Issue: Is the defendant still bound by the to provide the plaintiffs with the conditions of employment found in the now-expired agreement as long as the plaintiffs occupy their current positions?  

Held:  

The language of the Department’s offer in 2007 connotes an intention to create legal relations, at least in so far as it purports to give “assurances” to the affected employees. It is couched in precise language as to what is to happen in particular events, including, if the Department is restructured (which gave rise to the words, “or its successor”) or if one of the affected employees ceases to occupy the substantive position of inspector. It is, in the court’s view, highly significant that the offer lists the affected employees by name and position and confirms that the assurances are made to each of them. Further, the letter adopts wording which is commonly used in legally binding documents to prescribe the length of time during which the assurance will be binding (“while ever the above-named officers occupy Inspector positions at grades equivalent to their current substantive positions within the [Authority] or the proposed Motor Industry Branch or its successor”).   

Although the word “assurance” might, in other circumstances, amount to a representation rather than a promise, the court is satisfied that, in this context, it was used to connote a promise. The Department was in a position to make good the assurances, since it was, as employer, party to the contract of employment. The word assurance implied that the recipient was entitled to rely on it and that it was a promise that the giver of the assurance would be bound to fulfil. It is important that the offer said that the Department “will maintain” certain conditions of employment for a defined period (commencing “while ever”).  

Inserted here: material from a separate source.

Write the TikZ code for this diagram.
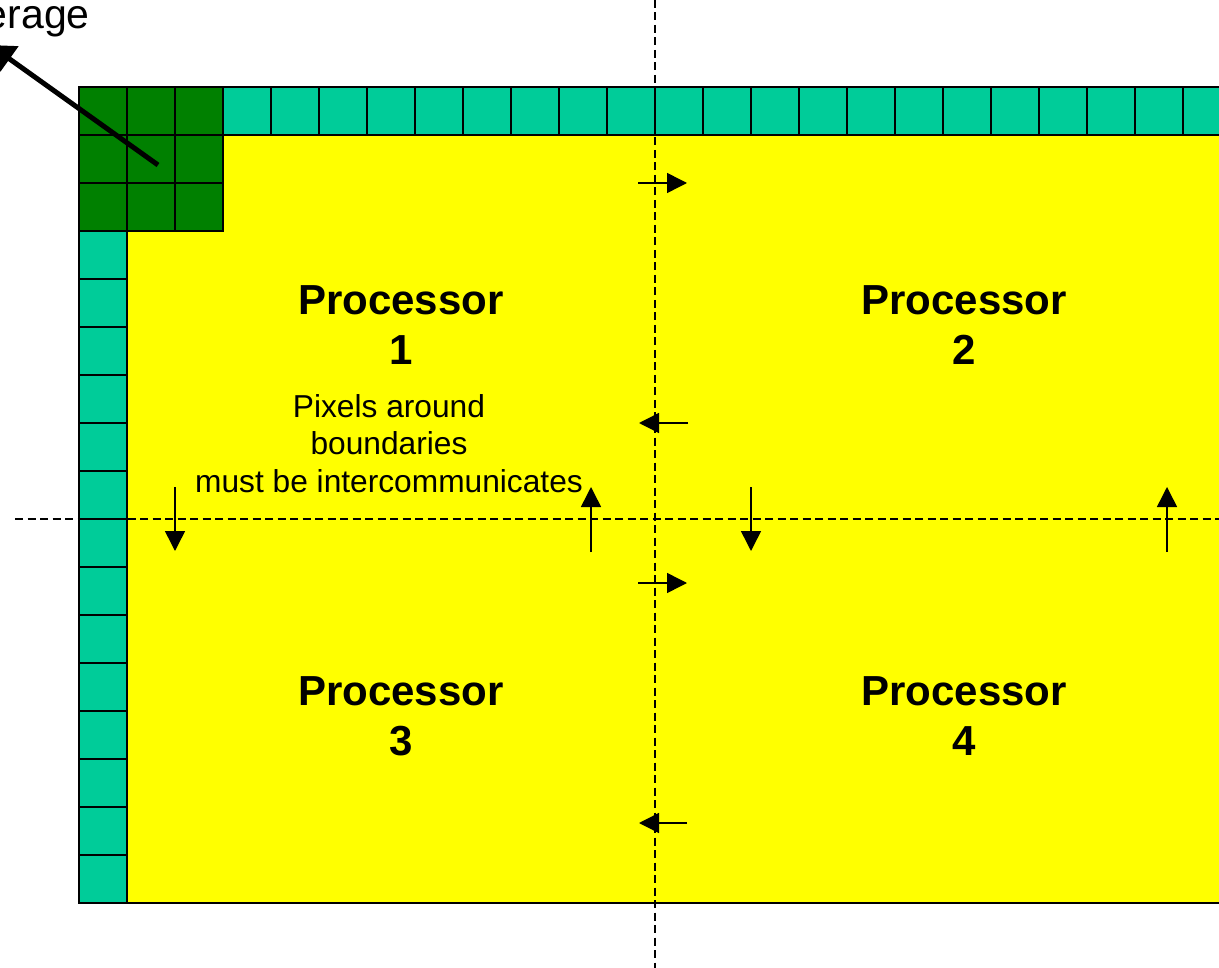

The court is satisfied that there was an agreement between each of the five affected employees on the one hand and the Department on the other that, if the PSA withdrew the award proceedings, the Department would continue to provide the benefits of the Enterprise Agreement which fell within the named categories to each of them as long as they remained in their substantive positions as safety inspectors. The identity of the parties was clear as were the terms.  there was an intention on the part of the affected employees and the Department to create legal relations which would be enforceable at law by each of the affected employees (and, if need be, the Department). The Department’s promises were supported by valuable consideration.   

Conclusion: The Department is bound to provide the employee with the private use of motor vehicles.